Leonie is researching Japanese Gothic depictions of commodity animism—that is, the symbolic animation of the material world in a commercial context. This marketing technique, emerging from the intersection of capitalist materiality and indigenous spirituality, provides a vehicle for the Gothic expression of alternative forms of horror that expose rather than reinforce the harm enacted by a socioeconomic system that desecrates the spiritual.
Ali’s thesis focuses on middle eastern gothic literature and how far this has moulded our understanding of rising hostile western attitudes towards the orient. Approaching these issues through geopolitics, the aim is to assess the postcolonial struggles through gothic texts and films, exploring how these conflicts have often represented or misrepresented events and how far this influenced our perspective of the middle east and all that it hides.
Rob’s research aims to recuperate the writing of the nineteenth-century Scottish writer Anne MacVicar Grant. It diverges from existing scholarly criticism in that, rather than interpreting Grant as politically and culturally ambiguous, it proposes Grant’s fixed adherence to a Jacobite political and cultural ethos. His research explores how Grant’s commitment to the Gaelic origins of the Scottish people conflicted with contemporary notions of Scotland’s Gothic origins.
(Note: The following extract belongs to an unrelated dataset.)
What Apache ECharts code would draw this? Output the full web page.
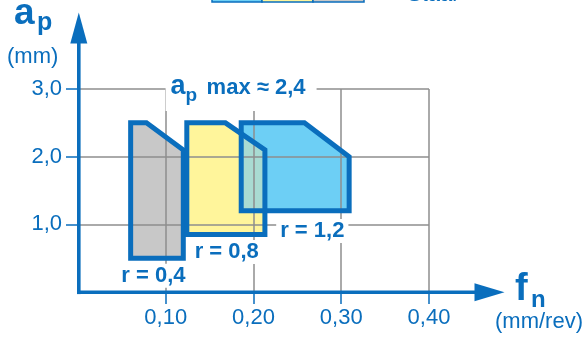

Isobelle’s thesis investigates novels published at the intersection of contemporary queer YA and Gothic Fantasy, evaluating common literary tropes and techniques. Her creative work, the novel ‘We Build Our Girls Grieving’, adds to this body of fiction a Gothic Fantasy novel with a queer female ensemble cast. As a queer female writer, Isobelle’s brings fresh insights to critical and creative work in this area and advocates for positive representation in genre fiction.
Maartje aims to create a large corpus of annotated late eighteenth- and early nineteenth century British Gothic fiction to computationally uncover trends in (the representation of European national characters and settings in) Gothic fiction using word-embeddings. This corpus will enable a quantitative approach towards comparing different sub-categories of the Gothic by relating the texts and their meta-data to the socio-historic contexts in which they were produced.
In recognition of the growing number of Gothic postgraduate researchers at Manchester Met and in the North West, the Gothic Centre has thus far hosted two postgraduate-focused development days.
The Gothic Networking Day ran on the 12th of July 2014 and gave postgraduate researchers a unique opportunity to learn about Gothic Studies in the United Kingdom. The day included talks from the co-president of the International Gothic Association, the editor of the journal Gothic Studies, the editors of The Irish Journal of Gothic and Horror Studies, the commissioning editor of the Gothic Studies book series at the University of Wales Press, education professionals and representatives from Twisted Tales and Grimmfest Film Festival. The event was supported by the Higher Education Academy and was reviewed positively reviewed by the The Gothic Imagination website.
The second of these days, the ‘Gothic Studies Postgraduate Training Day’, was held in June 2017. This was an opportunity to share information about presenting at conferences, writing for journals and networking. A plenary was given by Dr Emma McEvoy (University of Westminster) on Gothic Sound in Ann Radcliffe’s fiction.
In 2019, our PGR cohort organised Absent Presences: Shifting the Core and Peripheries of the Gothic Mode (27-28 June), a two-day conference inspired by their research.
In 2021, our PGR cohort organised the Gothic Approaches webinars to showcase their current work. The series is available to watch on YouTube.